%%

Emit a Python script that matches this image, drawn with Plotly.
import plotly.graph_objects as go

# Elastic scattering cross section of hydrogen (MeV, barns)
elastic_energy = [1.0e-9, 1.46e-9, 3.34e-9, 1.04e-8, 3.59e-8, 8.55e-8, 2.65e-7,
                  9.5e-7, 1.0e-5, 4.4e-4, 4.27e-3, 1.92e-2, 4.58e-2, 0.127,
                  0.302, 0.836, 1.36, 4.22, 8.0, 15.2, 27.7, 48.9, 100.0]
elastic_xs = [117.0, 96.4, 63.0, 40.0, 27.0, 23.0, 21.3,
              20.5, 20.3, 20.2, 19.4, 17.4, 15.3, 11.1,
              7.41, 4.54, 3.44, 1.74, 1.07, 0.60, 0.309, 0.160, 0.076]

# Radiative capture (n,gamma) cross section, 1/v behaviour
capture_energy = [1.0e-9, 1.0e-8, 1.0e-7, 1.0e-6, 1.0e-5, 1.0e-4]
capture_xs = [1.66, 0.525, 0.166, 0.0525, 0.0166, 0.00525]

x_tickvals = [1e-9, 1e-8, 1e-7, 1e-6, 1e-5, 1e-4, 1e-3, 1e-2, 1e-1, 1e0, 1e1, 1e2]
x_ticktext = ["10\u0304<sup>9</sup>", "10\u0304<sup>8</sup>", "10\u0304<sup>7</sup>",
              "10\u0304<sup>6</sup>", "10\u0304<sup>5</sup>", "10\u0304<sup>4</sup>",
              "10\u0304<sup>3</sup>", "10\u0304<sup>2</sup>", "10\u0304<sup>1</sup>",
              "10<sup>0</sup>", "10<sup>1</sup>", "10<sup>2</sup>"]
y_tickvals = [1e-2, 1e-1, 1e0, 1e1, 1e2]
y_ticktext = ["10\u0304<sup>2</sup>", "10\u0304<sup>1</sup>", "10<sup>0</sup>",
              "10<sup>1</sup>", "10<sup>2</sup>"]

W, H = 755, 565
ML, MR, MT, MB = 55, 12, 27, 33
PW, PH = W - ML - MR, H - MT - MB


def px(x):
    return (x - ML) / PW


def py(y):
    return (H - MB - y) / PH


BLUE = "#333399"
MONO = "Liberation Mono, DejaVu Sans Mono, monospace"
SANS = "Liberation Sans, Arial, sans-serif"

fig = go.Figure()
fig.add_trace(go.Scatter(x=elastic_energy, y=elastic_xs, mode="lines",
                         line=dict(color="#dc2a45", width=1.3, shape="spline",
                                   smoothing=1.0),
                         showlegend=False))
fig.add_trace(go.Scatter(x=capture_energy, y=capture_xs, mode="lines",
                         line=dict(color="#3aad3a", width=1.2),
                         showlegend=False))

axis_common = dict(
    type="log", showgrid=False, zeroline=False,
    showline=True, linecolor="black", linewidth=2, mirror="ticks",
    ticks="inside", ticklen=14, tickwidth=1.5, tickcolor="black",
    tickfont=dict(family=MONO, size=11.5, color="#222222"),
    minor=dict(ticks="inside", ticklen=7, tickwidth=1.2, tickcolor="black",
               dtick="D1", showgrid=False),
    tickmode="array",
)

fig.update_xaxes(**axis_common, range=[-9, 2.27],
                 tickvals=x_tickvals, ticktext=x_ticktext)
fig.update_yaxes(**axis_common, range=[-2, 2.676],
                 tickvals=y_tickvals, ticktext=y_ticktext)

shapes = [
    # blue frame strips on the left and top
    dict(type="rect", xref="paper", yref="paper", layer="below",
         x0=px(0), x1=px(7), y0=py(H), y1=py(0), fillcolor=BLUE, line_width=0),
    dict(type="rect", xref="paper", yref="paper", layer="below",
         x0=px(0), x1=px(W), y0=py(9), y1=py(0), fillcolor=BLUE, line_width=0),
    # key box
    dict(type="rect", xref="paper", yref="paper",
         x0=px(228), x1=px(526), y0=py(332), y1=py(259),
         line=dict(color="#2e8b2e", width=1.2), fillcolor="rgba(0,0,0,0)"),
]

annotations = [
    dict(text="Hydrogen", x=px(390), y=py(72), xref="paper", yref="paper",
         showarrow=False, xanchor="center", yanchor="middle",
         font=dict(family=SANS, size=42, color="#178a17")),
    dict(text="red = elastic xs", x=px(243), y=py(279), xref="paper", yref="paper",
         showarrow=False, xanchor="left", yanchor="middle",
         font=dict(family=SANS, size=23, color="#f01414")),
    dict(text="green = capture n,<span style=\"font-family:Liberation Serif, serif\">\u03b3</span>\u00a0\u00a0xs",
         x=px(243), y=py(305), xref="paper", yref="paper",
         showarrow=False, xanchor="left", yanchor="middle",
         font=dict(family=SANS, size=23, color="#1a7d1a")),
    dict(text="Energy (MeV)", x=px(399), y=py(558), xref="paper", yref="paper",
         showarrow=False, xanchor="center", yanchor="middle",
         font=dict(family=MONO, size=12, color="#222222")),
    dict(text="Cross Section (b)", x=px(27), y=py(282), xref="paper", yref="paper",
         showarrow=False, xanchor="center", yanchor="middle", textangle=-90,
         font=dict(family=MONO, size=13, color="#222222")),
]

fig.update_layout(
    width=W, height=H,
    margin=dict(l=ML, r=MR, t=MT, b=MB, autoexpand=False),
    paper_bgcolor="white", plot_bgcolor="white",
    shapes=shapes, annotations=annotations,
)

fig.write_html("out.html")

%%
%%

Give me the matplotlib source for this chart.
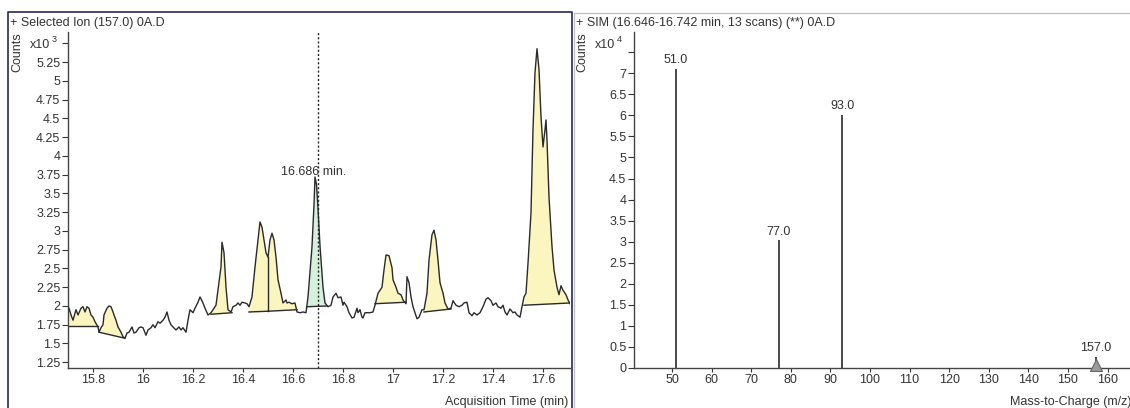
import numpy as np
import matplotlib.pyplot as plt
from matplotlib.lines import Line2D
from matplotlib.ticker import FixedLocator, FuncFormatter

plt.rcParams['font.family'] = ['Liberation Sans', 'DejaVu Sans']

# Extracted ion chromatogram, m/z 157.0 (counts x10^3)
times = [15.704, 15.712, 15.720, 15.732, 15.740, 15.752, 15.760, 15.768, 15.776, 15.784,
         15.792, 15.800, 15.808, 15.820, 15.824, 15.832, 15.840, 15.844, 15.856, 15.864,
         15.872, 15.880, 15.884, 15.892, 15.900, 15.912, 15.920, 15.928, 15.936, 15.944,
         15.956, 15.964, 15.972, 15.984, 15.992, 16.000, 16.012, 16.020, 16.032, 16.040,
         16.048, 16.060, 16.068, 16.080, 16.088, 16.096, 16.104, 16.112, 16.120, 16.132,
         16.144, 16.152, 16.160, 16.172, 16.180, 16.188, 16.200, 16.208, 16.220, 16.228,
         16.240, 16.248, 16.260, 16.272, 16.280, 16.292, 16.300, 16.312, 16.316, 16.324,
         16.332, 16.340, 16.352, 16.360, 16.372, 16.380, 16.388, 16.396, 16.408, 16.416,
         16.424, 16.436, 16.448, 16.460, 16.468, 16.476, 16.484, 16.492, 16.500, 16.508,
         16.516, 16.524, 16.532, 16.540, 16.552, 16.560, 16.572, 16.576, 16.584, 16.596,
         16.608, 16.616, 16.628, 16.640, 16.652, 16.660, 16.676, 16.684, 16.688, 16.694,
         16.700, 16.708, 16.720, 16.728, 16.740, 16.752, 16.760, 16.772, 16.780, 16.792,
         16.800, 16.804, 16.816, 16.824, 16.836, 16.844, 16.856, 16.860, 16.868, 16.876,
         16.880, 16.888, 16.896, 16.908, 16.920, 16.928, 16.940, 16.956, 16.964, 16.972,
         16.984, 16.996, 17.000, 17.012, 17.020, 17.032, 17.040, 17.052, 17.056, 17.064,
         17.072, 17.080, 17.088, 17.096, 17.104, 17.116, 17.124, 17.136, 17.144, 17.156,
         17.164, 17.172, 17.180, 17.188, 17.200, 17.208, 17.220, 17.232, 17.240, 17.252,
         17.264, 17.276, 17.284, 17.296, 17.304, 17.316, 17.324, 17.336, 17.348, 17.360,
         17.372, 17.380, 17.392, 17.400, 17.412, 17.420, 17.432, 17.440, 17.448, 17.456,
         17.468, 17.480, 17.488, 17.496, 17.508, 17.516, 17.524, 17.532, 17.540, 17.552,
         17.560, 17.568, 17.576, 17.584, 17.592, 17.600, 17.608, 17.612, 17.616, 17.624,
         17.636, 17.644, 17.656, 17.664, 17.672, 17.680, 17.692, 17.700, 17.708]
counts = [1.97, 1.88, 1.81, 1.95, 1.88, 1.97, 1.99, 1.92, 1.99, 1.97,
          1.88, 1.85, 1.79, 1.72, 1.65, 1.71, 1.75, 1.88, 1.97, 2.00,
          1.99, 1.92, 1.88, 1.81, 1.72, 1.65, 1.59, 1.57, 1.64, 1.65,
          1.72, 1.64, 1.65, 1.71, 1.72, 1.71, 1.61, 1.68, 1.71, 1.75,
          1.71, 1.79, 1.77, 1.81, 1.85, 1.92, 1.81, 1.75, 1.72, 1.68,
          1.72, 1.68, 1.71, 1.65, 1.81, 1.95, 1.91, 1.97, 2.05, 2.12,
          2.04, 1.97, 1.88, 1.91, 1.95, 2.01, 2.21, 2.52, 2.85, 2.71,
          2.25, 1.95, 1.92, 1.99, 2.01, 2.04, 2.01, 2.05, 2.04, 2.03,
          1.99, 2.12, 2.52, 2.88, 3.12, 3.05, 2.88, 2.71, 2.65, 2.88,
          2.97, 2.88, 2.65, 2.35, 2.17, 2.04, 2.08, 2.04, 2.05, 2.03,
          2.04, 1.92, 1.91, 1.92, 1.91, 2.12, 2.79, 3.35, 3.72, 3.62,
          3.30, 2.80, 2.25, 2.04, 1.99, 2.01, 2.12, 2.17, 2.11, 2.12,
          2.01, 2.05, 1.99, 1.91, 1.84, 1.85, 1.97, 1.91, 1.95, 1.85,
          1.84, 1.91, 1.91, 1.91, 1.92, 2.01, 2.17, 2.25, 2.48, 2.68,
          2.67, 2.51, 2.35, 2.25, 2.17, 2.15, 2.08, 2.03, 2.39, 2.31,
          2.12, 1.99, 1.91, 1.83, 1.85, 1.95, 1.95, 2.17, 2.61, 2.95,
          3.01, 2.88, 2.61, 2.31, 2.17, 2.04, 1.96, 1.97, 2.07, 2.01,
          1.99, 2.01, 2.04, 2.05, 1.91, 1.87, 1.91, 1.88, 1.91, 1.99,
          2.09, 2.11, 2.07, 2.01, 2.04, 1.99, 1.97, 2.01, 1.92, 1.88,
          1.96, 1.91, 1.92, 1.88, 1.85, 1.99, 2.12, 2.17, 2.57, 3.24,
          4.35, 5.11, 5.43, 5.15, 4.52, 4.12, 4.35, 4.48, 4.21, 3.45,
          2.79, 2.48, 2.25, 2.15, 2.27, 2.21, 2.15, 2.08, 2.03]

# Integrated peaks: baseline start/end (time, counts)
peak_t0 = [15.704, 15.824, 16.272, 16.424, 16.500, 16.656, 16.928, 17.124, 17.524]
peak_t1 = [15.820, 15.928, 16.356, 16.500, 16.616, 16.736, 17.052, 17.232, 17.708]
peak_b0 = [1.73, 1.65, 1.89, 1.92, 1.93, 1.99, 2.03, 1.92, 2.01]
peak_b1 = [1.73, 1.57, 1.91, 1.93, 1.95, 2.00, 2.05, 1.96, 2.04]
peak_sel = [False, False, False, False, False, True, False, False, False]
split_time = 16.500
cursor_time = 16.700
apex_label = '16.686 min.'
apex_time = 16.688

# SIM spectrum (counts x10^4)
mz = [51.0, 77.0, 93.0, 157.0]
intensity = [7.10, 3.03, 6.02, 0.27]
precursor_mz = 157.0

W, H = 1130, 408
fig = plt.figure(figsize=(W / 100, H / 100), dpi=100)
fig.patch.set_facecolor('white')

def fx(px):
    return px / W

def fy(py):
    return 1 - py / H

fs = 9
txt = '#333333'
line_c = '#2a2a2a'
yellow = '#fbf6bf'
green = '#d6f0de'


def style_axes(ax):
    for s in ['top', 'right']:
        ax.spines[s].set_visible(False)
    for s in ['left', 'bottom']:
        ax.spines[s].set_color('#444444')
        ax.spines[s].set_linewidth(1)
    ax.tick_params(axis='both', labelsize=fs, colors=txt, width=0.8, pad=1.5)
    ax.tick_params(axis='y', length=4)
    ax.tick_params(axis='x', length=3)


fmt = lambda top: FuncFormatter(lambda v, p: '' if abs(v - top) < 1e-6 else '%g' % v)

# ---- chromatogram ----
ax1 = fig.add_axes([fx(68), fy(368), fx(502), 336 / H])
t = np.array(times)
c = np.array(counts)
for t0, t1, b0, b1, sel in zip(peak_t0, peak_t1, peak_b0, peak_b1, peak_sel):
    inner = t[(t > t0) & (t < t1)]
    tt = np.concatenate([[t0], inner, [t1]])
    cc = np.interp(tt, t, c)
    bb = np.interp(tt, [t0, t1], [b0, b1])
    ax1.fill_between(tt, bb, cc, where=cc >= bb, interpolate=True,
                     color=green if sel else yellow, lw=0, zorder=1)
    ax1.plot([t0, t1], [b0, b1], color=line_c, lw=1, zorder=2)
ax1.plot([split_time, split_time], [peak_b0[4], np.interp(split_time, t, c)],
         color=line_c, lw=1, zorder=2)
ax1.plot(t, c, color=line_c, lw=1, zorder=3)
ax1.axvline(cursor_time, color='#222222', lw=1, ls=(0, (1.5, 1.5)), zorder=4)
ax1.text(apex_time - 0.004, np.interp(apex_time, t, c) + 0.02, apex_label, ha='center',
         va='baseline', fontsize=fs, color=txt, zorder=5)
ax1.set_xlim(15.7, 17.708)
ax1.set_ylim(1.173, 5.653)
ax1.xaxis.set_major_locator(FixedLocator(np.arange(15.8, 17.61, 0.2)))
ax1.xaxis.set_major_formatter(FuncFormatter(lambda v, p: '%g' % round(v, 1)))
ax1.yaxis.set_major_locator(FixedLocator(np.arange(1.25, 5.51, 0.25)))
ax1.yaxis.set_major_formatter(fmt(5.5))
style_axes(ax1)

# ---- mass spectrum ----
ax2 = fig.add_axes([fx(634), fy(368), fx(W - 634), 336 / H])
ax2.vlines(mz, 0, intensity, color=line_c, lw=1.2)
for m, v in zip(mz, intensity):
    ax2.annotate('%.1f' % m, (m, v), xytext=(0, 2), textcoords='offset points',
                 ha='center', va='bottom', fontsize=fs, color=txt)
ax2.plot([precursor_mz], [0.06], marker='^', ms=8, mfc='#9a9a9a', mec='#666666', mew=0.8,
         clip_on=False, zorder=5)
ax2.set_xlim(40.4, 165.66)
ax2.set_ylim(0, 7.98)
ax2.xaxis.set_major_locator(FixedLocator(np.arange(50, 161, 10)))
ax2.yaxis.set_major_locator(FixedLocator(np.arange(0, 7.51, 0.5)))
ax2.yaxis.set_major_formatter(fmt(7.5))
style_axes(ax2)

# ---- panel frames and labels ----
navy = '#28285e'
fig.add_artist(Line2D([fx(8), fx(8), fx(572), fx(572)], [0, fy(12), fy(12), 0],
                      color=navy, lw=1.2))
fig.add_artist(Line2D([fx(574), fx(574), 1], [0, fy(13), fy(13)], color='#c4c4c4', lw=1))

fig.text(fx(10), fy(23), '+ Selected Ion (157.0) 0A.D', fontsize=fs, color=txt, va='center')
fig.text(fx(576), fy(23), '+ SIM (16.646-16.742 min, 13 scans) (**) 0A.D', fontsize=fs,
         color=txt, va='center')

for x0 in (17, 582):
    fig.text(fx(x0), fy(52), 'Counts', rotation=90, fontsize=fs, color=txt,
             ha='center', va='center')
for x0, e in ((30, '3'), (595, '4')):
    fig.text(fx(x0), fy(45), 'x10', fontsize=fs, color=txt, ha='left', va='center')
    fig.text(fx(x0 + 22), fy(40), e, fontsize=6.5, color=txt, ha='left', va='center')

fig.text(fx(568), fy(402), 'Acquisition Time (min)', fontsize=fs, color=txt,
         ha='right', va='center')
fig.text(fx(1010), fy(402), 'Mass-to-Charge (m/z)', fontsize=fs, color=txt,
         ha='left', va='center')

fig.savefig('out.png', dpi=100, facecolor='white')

%%

## [SET PROBLEM]
Keep to the lines above from the line with "Give me the matplotlib source for this chart." to the line with "plt.rcParams['font.family'] = ['Liberation", and set down exactly those, inclusive, with nothing else and every picture left out.

## [THE SOLUTION]
Give me the matplotlib source for this chart.
import numpy as np
import matplotlib.pyplot as plt
from matplotlib.lines import Line2D
from matplotlib.ticker import FixedLocator, FuncFormatter

plt.rcParams['font.family'] = ['Liberation Sans', 'DejaVu Sans']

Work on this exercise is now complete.